**Data block:**
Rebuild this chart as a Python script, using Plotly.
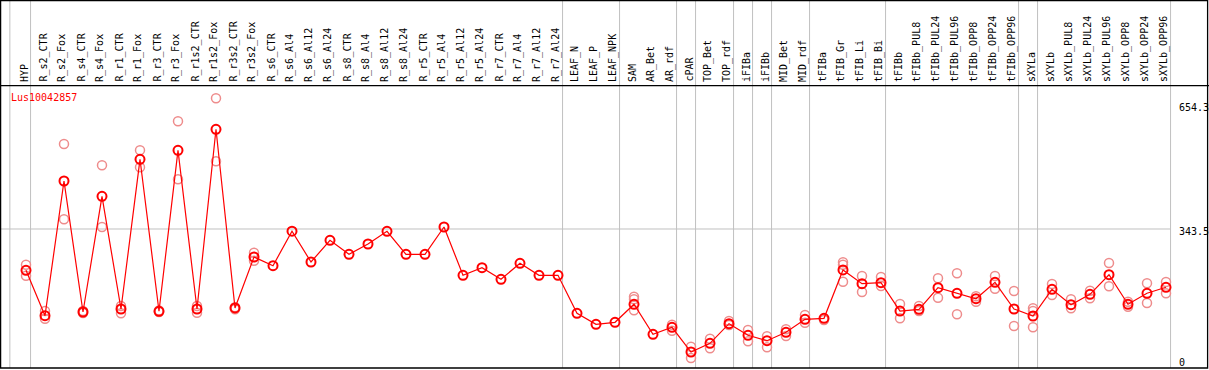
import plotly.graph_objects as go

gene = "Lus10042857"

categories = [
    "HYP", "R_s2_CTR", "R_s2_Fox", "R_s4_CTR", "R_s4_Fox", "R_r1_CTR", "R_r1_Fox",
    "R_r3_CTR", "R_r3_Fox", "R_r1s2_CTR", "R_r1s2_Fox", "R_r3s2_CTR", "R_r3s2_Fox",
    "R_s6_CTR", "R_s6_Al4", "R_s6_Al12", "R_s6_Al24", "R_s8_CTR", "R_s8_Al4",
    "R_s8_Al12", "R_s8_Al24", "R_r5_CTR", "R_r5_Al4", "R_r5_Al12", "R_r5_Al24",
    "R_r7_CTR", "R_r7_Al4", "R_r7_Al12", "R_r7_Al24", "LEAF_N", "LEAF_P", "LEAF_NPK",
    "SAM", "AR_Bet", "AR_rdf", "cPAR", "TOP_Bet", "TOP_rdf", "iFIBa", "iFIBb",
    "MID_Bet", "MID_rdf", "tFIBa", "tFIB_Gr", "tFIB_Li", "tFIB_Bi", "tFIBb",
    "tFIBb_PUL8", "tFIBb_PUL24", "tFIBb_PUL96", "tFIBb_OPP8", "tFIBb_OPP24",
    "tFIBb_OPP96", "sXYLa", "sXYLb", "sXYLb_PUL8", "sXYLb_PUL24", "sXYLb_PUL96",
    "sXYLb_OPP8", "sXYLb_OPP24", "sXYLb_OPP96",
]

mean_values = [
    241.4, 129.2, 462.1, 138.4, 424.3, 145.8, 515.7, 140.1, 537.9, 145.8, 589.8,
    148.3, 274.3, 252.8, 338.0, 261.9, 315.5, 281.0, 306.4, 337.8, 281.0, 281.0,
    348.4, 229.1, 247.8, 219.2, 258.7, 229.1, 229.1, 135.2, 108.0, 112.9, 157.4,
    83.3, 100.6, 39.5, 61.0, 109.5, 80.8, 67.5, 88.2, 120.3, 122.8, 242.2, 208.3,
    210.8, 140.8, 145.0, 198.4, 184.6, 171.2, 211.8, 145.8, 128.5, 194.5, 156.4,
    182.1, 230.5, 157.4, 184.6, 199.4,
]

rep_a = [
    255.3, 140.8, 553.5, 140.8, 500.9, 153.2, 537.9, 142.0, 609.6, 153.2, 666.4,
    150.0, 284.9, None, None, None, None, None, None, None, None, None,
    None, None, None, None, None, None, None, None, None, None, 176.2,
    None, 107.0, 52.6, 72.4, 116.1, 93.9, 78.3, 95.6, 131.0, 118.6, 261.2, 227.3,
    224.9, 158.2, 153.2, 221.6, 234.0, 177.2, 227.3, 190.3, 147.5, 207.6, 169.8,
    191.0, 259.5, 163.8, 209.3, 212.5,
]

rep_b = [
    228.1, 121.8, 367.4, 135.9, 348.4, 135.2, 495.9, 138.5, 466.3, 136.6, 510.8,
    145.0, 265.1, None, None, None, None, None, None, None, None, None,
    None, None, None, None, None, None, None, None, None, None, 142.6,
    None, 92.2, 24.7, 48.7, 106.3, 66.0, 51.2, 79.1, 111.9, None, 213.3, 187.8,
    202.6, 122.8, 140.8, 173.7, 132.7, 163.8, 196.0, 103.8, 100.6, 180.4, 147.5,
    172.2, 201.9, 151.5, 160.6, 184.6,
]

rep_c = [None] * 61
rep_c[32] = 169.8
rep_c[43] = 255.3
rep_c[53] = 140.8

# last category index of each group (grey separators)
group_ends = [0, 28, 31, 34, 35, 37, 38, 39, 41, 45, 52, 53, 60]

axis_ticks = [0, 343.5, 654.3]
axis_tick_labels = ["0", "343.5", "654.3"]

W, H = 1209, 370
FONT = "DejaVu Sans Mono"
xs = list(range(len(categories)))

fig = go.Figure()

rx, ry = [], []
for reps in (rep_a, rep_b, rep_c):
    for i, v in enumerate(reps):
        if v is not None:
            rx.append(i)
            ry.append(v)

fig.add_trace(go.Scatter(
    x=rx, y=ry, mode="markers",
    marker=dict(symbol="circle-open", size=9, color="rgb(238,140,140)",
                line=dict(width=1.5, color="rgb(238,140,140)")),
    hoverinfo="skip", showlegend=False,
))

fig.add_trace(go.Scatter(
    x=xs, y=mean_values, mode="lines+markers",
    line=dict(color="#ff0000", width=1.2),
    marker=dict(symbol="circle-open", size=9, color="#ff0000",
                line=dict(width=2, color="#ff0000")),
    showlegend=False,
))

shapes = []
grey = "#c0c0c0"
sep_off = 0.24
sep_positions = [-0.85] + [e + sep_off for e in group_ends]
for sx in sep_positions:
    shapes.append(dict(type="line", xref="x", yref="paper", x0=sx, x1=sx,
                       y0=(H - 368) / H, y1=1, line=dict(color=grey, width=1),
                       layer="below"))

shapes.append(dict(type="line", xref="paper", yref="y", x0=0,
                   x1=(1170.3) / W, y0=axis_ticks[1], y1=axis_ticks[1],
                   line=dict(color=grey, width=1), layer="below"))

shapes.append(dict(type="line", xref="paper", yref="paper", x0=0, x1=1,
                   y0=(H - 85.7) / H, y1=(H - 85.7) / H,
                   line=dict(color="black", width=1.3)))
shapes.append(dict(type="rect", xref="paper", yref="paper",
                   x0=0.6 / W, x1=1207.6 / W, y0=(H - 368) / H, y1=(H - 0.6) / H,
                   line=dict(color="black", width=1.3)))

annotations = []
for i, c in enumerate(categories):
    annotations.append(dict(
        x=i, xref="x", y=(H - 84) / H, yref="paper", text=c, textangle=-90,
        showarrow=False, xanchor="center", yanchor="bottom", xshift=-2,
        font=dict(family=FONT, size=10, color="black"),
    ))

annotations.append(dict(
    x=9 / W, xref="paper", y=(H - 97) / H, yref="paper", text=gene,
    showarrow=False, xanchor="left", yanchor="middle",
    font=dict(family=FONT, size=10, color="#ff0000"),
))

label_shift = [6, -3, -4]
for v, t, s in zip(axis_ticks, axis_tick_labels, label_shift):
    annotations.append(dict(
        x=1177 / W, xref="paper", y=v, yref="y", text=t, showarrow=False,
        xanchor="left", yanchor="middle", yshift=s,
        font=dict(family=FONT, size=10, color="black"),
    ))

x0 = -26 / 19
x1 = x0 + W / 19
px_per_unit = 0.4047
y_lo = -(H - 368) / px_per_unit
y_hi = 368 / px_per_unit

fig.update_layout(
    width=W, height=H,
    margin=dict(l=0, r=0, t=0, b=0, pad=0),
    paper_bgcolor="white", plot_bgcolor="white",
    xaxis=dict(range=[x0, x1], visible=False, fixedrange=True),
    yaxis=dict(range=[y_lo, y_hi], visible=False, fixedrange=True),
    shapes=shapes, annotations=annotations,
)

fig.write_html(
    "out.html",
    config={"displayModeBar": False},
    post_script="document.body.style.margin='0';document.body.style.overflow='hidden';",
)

**Work to complete:**
All the lines above are to be given again exactly as they read, with the pictures removed.

**Correct result:**
Rebuild this chart as a Python script, using Plotly.
import plotly.graph_objects as go

gene = "Lus10042857"

categories = [
    "HYP", "R_s2_CTR", "R_s2_Fox", "R_s4_CTR", "R_s4_Fox", "R_r1_CTR", "R_r1_Fox",
    "R_r3_CTR", "R_r3_Fox", "R_r1s2_CTR", "R_r1s2_Fox", "R_r3s2_CTR", "R_r3s2_Fox",
    "R_s6_CTR", "R_s6_Al4", "R_s6_Al12", "R_s6_Al24", "R_s8_CTR", "R_s8_Al4",
    "R_s8_Al12", "R_s8_Al24", "R_r5_CTR", "R_r5_Al4", "R_r5_Al12", "R_r5_Al24",
    "R_r7_CTR", "R_r7_Al4", "R_r7_Al12", "R_r7_Al24", "LEAF_N", "LEAF_P", "LEAF_NPK",
    "SAM", "AR_Bet", "AR_rdf", "cPAR", "TOP_Bet", "TOP_rdf", "iFIBa", "iFIBb",
    "MID_Bet", "MID_rdf", "tFIBa", "tFIB_Gr", "tFIB_Li", "tFIB_Bi", "tFIBb",
    "tFIBb_PUL8", "tFIBb_PUL24", "tFIBb_PUL96", "tFIBb_OPP8", "tFIBb_OPP24",
    "tFIBb_OPP96", "sXYLa", "sXYLb", "sXYLb_PUL8", "sXYLb_PUL24", "sXYLb_PUL96",
    "sXYLb_OPP8", "sXYLb_OPP24", "sXYLb_OPP96",
]

mean_values = [
    241.4, 129.2, 462.1, 138.4, 424.3, 145.8, 515.7, 140.1, 537.9, 145.8, 589.8,
    148.3, 274.3, 252.8, 338.0, 261.9, 315.5, 281.0, 306.4, 337.8, 281.0, 281.0,
    348.4, 229.1, 247.8, 219.2, 258.7, 229.1, 229.1, 135.2, 108.0, 112.9, 157.4,
    83.3, 100.6, 39.5, 61.0, 109.5, 80.8, 67.5, 88.2, 120.3, 122.8, 242.2, 208.3,
    210.8, 140.8, 145.0, 198.4, 184.6, 171.2, 211.8, 145.8, 128.5, 194.5, 156.4,
    182.1, 230.5, 157.4, 184.6, 199.4,
]

rep_a = [
    255.3, 140.8, 553.5, 140.8, 500.9, 153.2, 537.9, 142.0, 609.6, 153.2, 666.4,
    150.0, 284.9, None, None, None, None, None, None, None, None, None,
    None, None, None, None, None, None, None, None, None, None, 176.2,
    None, 107.0, 52.6, 72.4, 116.1, 93.9, 78.3, 95.6, 131.0, 118.6, 261.2, 227.3,
    224.9, 158.2, 153.2, 221.6, 234.0, 177.2, 227.3, 190.3, 147.5, 207.6, 169.8,
    191.0, 259.5, 163.8, 209.3, 212.5,
]

rep_b = [
    228.1, 121.8, 367.4, 135.9, 348.4, 135.2, 495.9, 138.5, 466.3, 136.6, 510.8,
    145.0, 265.1, None, None, None, None, None, None, None, None, None,
    None, None, None, None, None, None, None, None, None, None, 142.6,
    None, 92.2, 24.7, 48.7, 106.3, 66.0, 51.2, 79.1, 111.9, None, 213.3, 187.8,
    202.6, 122.8, 140.8, 173.7, 132.7, 163.8, 196.0, 103.8, 100.6, 180.4, 147.5,
    172.2, 201.9, 151.5, 160.6, 184.6,
]

rep_c = [None] * 61
rep_c[32] = 169.8
rep_c[43] = 255.3
rep_c[53] = 140.8

# last category index of each group (grey separators)
group_ends = [0, 28, 31, 34, 35, 37, 38, 39, 41, 45, 52, 53, 60]

axis_ticks = [0, 343.5, 654.3]
axis_tick_labels = ["0", "343.5", "654.3"]

W, H = 1209, 370
FONT = "DejaVu Sans Mono"
xs = list(range(len(categories)))

fig = go.Figure()

rx, ry = [], []
for reps in (rep_a, rep_b, rep_c):
    for i, v in enumerate(reps):
        if v is not None:
            rx.append(i)
            ry.append(v)

fig.add_trace(go.Scatter(
    x=rx, y=ry, mode="markers",
    marker=dict(symbol="circle-open", size=9, color="rgb(238,140,140)",
                line=dict(width=1.5, color="rgb(238,140,140)")),
    hoverinfo="skip", showlegend=False,
))

fig.add_trace(go.Scatter(
    x=xs, y=mean_values, mode="lines+markers",
    line=dict(color="#ff0000", width=1.2),
    marker=dict(symbol="circle-open", size=9, color="#ff0000",
                line=dict(width=2, color="#ff0000")),
    showlegend=False,
))

shapes = []
grey = "#c0c0c0"
sep_off = 0.24
sep_positions = [-0.85] + [e + sep_off for e in group_ends]
for sx in sep_positions:
    shapes.append(dict(type="line", xref="x", yref="paper", x0=sx, x1=sx,
                       y0=(H - 368) / H, y1=1, line=dict(color=grey, width=1),
                       layer="below"))

shapes.append(dict(type="line", xref="paper", yref="y", x0=0,
                   x1=(1170.3) / W, y0=axis_ticks[1], y1=axis_ticks[1],
                   line=dict(color=grey, width=1), layer="below"))

shapes.append(dict(type="line", xref="paper", yref="paper", x0=0, x1=1,
                   y0=(H - 85.7) / H, y1=(H - 85.7) / H,
                   line=dict(color="black", width=1.3)))
shapes.append(dict(type="rect", xref="paper", yref="paper",
                   x0=0.6 / W, x1=1207.6 / W, y0=(H - 368) / H, y1=(H - 0.6) / H,
                   line=dict(color="black", width=1.3)))

annotations = []
for i, c in enumerate(categories):
    annotations.append(dict(
        x=i, xref="x", y=(H - 84) / H, yref="paper", text=c, textangle=-90,
        showarrow=False, xanchor="center", yanchor="bottom", xshift=-2,
        font=dict(family=FONT, size=10, color="black"),
    ))

annotations.append(dict(
    x=9 / W, xref="paper", y=(H - 97) / H, yref="paper", text=gene,
    showarrow=False, xanchor="left", yanchor="middle",
    font=dict(family=FONT, size=10, color="#ff0000"),
))

label_shift = [6, -3, -4]
for v, t, s in zip(axis_ticks, axis_tick_labels, label_shift):
    annotations.append(dict(
        x=1177 / W, xref="paper", y=v, yref="y", text=t, showarrow=False,
        xanchor="left", yanchor="middle", yshift=s,
        font=dict(family=FONT, size=10, color="black"),
    ))

x0 = -26 / 19
x1 = x0 + W / 19
px_per_unit = 0.4047
y_lo = -(H - 368) / px_per_unit
y_hi = 368 / px_per_unit

fig.update_layout(
    width=W, height=H,
    margin=dict(l=0, r=0, t=0, b=0, pad=0),
    paper_bgcolor="white", plot_bgcolor="white",
    xaxis=dict(range=[x0, x1], visible=False, fixedrange=True),
    yaxis=dict(range=[y_lo, y_hi], visible=False, fixedrange=True),
    shapes=shapes, annotations=annotations,
)

fig.write_html(
    "out.html",
    config={"displayModeBar": False},
    post_script="document.body.style.margin='0';document.body.style.overflow='hidden';",
)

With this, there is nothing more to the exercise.